Dispatch #3: David McDowell, Senior Organizer, Southwest Organizing Project in Chicago, IL

How have SWOP and its members been implicated in Chicago’s foreclosure crisis?

The Southwest Organizing Project (SWOP) and our resident leaders have been fighting foreclosures in our southwest Chicago neighborhood for more than a decade. Initially the fight was over predatory lending practices. Since the 2007 economic meltdown, our leaders have also been fighting to keep families who have lost jobs from losing their homes. In the period between January 2008 and December 2011, our neighborhood has seen more than 12,000 residential foreclosures initiated. With numbers this high, foreclosures cease to be merely a problem for the homeowner and their neighbor—they become a crisis that threatens the very fabric of our community, putting our faith institutions and our schools, our businesses and our tax base at huge risk.

From where you’re sitting, what, in your view, is one of the main challenges facing homeowners in foreclosure?

The greatest challenge facing homeowners in foreclosure in our neighborhood has not changed since 2007. It continues to be the banks’ and servicers’ failure to make meaningful permanent loan modifications, including a reduction in the mortgage principal, on the homes in our neighborhood.
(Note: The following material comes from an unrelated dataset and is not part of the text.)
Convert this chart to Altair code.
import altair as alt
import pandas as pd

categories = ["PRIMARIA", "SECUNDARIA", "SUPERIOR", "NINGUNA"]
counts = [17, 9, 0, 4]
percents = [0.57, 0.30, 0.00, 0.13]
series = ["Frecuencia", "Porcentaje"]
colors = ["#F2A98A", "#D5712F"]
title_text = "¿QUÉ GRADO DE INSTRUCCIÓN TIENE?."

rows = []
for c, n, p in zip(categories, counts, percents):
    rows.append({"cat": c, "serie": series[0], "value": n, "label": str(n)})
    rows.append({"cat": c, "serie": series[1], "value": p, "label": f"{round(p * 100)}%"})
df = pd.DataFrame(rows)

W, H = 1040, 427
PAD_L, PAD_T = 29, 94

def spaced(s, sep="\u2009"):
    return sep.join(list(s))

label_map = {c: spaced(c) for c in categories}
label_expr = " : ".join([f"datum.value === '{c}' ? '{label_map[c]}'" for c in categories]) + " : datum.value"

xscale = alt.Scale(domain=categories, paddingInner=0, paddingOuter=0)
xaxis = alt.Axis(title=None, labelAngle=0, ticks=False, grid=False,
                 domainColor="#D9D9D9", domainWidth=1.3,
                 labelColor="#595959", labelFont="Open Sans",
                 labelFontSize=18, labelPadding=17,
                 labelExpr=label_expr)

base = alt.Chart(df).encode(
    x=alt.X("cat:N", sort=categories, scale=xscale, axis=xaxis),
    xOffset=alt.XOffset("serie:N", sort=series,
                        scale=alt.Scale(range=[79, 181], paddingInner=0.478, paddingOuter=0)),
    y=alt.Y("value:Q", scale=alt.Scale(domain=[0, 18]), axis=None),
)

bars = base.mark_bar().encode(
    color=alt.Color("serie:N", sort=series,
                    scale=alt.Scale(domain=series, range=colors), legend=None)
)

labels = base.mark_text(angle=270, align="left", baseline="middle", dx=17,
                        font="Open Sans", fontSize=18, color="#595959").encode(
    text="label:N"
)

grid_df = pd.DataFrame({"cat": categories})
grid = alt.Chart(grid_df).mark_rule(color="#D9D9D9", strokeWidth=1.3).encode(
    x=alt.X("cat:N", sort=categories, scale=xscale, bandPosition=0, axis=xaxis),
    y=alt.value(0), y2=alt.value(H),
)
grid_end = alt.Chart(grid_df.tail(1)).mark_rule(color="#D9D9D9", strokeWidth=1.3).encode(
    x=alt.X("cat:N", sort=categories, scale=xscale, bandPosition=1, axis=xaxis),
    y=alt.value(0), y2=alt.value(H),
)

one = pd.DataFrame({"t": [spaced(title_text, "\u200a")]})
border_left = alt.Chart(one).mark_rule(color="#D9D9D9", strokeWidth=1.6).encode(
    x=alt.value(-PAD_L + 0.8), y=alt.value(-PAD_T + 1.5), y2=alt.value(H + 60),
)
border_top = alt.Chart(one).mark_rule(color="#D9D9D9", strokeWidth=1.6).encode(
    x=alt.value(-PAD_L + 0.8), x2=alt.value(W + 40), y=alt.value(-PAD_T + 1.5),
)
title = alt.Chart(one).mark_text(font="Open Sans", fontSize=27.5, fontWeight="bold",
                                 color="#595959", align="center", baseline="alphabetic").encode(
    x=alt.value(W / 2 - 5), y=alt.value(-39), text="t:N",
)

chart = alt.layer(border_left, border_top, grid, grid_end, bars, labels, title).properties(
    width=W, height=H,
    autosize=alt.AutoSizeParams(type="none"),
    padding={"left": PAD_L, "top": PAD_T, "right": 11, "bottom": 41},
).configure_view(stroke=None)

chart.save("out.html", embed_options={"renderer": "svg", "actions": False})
We have believed from the beginning of the crisis that the banks are the one entity that could turn around the foreclosure crisis, but they have been unwilling to do what is necessary to help keep the housing market viable. Over the last three years, SWOP has been in negotiation with local and national bank officials from Bank of American, JP Morgan Chase and Citibank, all of whom have refused to reduce principle for homeowners in our area. Instead they, as well as Fannie Mae, continue to stick with an outdated paradigm—the failed Net Present Value (NPV) model—that they claim tells them it makes better business sense to foreclose on a home than offer a reduction in principal.

However, 94.3 percent of the properties that complete foreclosure auction in our neighborhood do not get the minimum bid, which means that the banks take them over. They become vacant buildings subject to dramatic deterioration and further devaluation, ultimately being sold at a small fraction of the value of the original mortgage as nearly empty, stripped shells. According to United States Postal Service data, more than 12 percent of the homes in our neighborhood are currently vacant and they remain vacant on average for 533 days.
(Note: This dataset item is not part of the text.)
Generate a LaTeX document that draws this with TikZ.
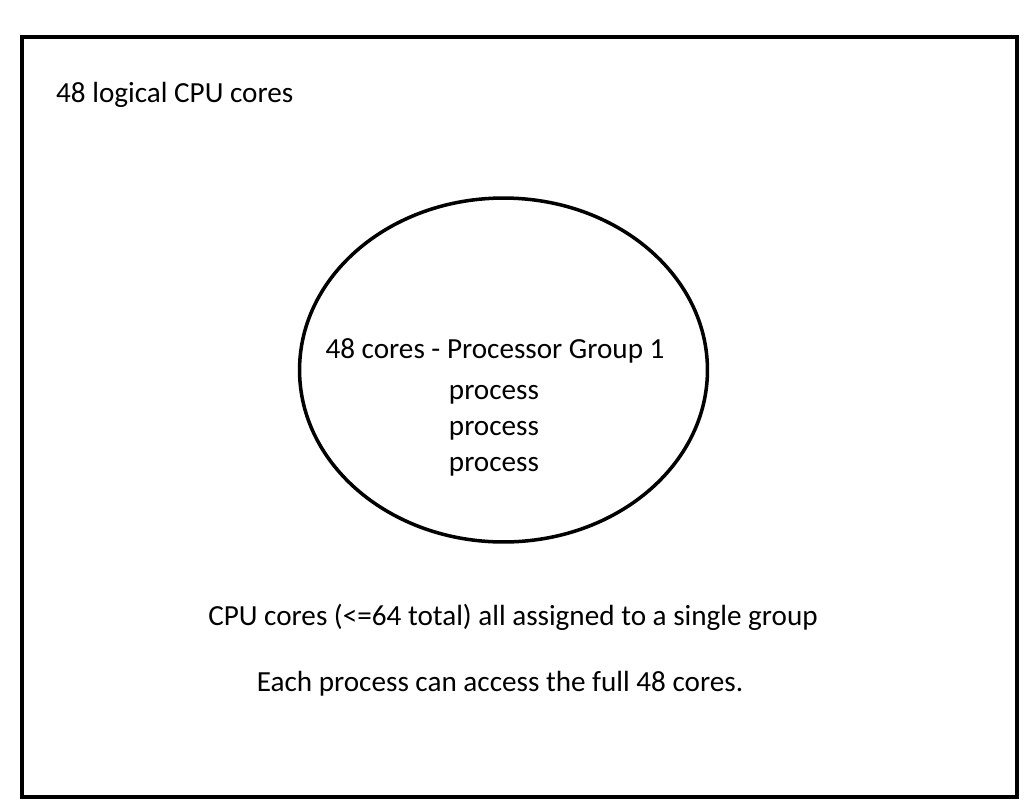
\documentclass[tikz,border=0pt]{standalone}
\usepackage{fontspec}
\setmainfont{Carlito}
\usetikzlibrary{shapes.geometric}
\begin{document}
\begin{tikzpicture}[x=0.02cm, y=-0.02cm, every node/.style={font=\fontsize{16.6}{20}\selectfont}]
        \useasboundingbox (0,0) rectangle (1032,802);
        % frame and group
        \node(frame) [draw, line width=2pt, minimum width=19.9cm, minimum height=15.2cm] at (519.5,417) {};
        \node(group) [ellipse, draw, line width=2pt, minimum width=8.16cm, minimum height=6.88cm] at (503.5,370) {};

        % labels
        \node(total) [anchor=west] at (50,95) {48 logical CPU cores};
        \node(name) at (495,351) {48 cores - Processor Group 1};
        \node(p1) at (494,395) {process};
        \node(p2) at (494,431) {process};
        \node(p3) at (494,467) {process};
        \node(note1) at (513,617) {CPU cores (<=64 total) all assigned to a single group};
        \node(note2) at (500,684) {Each process can access the full 48 cores.};
    \end{tikzpicture}
\end{document}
What is one aspect of the foreclosure crisis that has been overlooked by the media?

The media has focused almost exclusively on what the banks did, like the robo-signing controversy, rather than exploring what the banking industry needs to do to fix the mess they caused. There has also been little conversation around the larger responsibility of banks in their role as key financial institutions in creating healthy communities. Rather, banks are portrayed as an entity whose sole responsibility is toward their short-term shareholder accountability.

What is the biggest change we need to make in addressing foreclosure going forward?
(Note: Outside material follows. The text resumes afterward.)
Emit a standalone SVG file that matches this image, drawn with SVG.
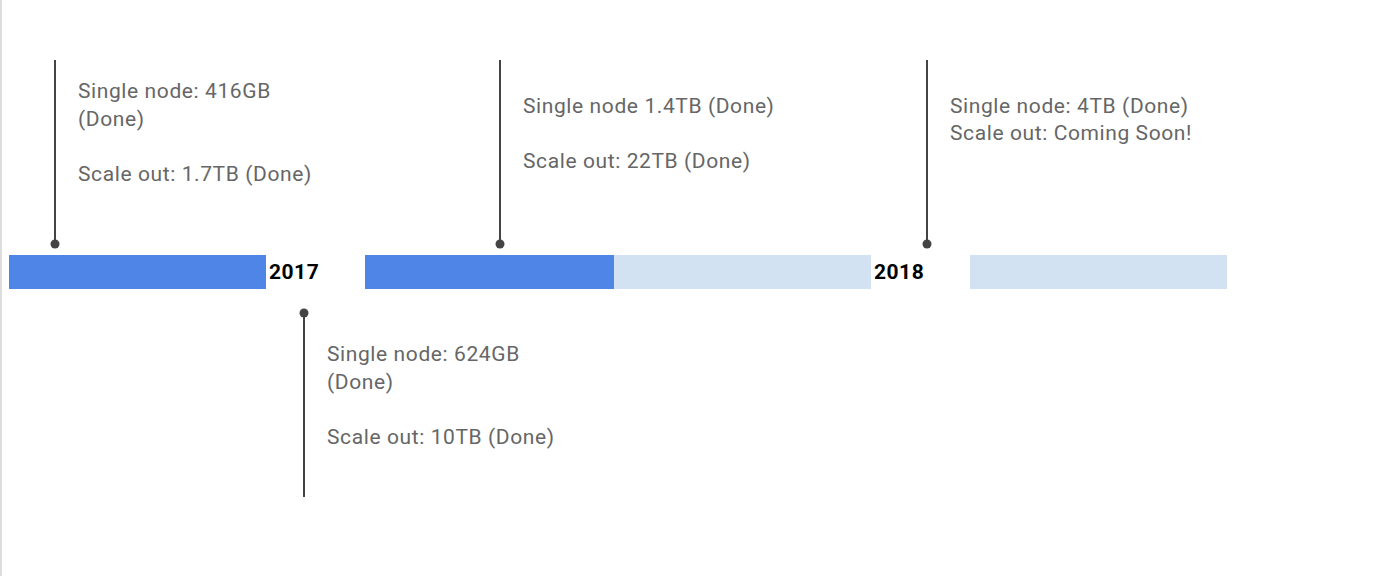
<svg xmlns="http://www.w3.org/2000/svg" width="1378" height="576" viewBox="0 0 1378 576">
<style>
.lbl{font-family:Roboto,"Liberation Sans",sans-serif;font-size:21px;letter-spacing:0.6px;fill:#666666}
.yr{font-family:Roboto,"Liberation Sans",sans-serif;font-size:21px;letter-spacing:0.5px;font-weight:bold;fill:#000000}
.done{fill:#5085E8}
.todo{fill:#D3E2F3}
.stem{stroke:#444444;stroke-width:2;fill:none}
.dot{fill:#444444}
</style>
<rect x="0" y="0" width="1378" height="576" fill="#ffffff"/>
<rect x="0" y="0" width="2" height="576" fill="#dddddd"/>
<g id="timeline">
<rect class="done" x="9" y="255" width="257" height="34"/>
<rect class="done" x="365" y="255" width="249" height="34"/>
<rect class="todo" x="614" y="255" width="257" height="34"/>
<rect class="todo" x="970" y="255" width="257" height="34"/>
<text class="yr" x="269" y="279">2017</text>
<text class="yr" x="874" y="279">2018</text>
</g>
<g id="connectors">
<line class="stem" x1="55" y1="60" x2="55" y2="244"/>
<circle class="dot" cx="55" cy="244" r="4.5"/>
<line class="stem" x1="304" y1="313" x2="304" y2="497"/>
<circle class="dot" cx="304" cy="313" r="4.5"/>
<line class="stem" x1="500" y1="60" x2="500" y2="244"/>
<circle class="dot" cx="500" cy="244" r="4.5"/>
<line class="stem" x1="927" y1="60" x2="927" y2="244"/>
<circle class="dot" cx="927" cy="244" r="4.5"/>
</g>
<g id="m1">
<text class="lbl" x="78" y="98">Single node: 416GB</text>
<text class="lbl" x="78" y="126">(Done)</text>
<text class="lbl" x="78" y="181">Scale out: 1.7TB (Done)</text>
</g>
<g id="m2">
<text class="lbl" x="327" y="361">Single node: 624GB</text>
<text class="lbl" x="327" y="389">(Done)</text>
<text class="lbl" x="327" y="444">Scale out: 10TB (Done)</text>
</g>
<g id="m3">
<text class="lbl" x="523" y="113">Single node 1.4TB (Done)</text>
<text class="lbl" x="523" y="168">Scale out: 22TB (Done)</text>
</g>
<g id="m4">
<text class="lbl" x="950" y="113">Single node: 4TB (Done)</text>
<text class="lbl" x="950" y="140">Scale out: Coming Soon!</text>
</g>
</svg>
Everyone involved in the foreclosure crisis—banks and servicers, investors holding troubled mortgages, government regulators and local and national legislative bodies—need to see low and middle-income families in neighborhoods like ours as a critical part of the larger economic system. They need to see—and act accordingly—that saving the housing market by keeping families in their homes on the southwest side of Chicago is critical for the long-term prosperity of the city, the region and ultimately, the country. What matters in the long run is not what was done in the past but rather how much is left standing when it is all over.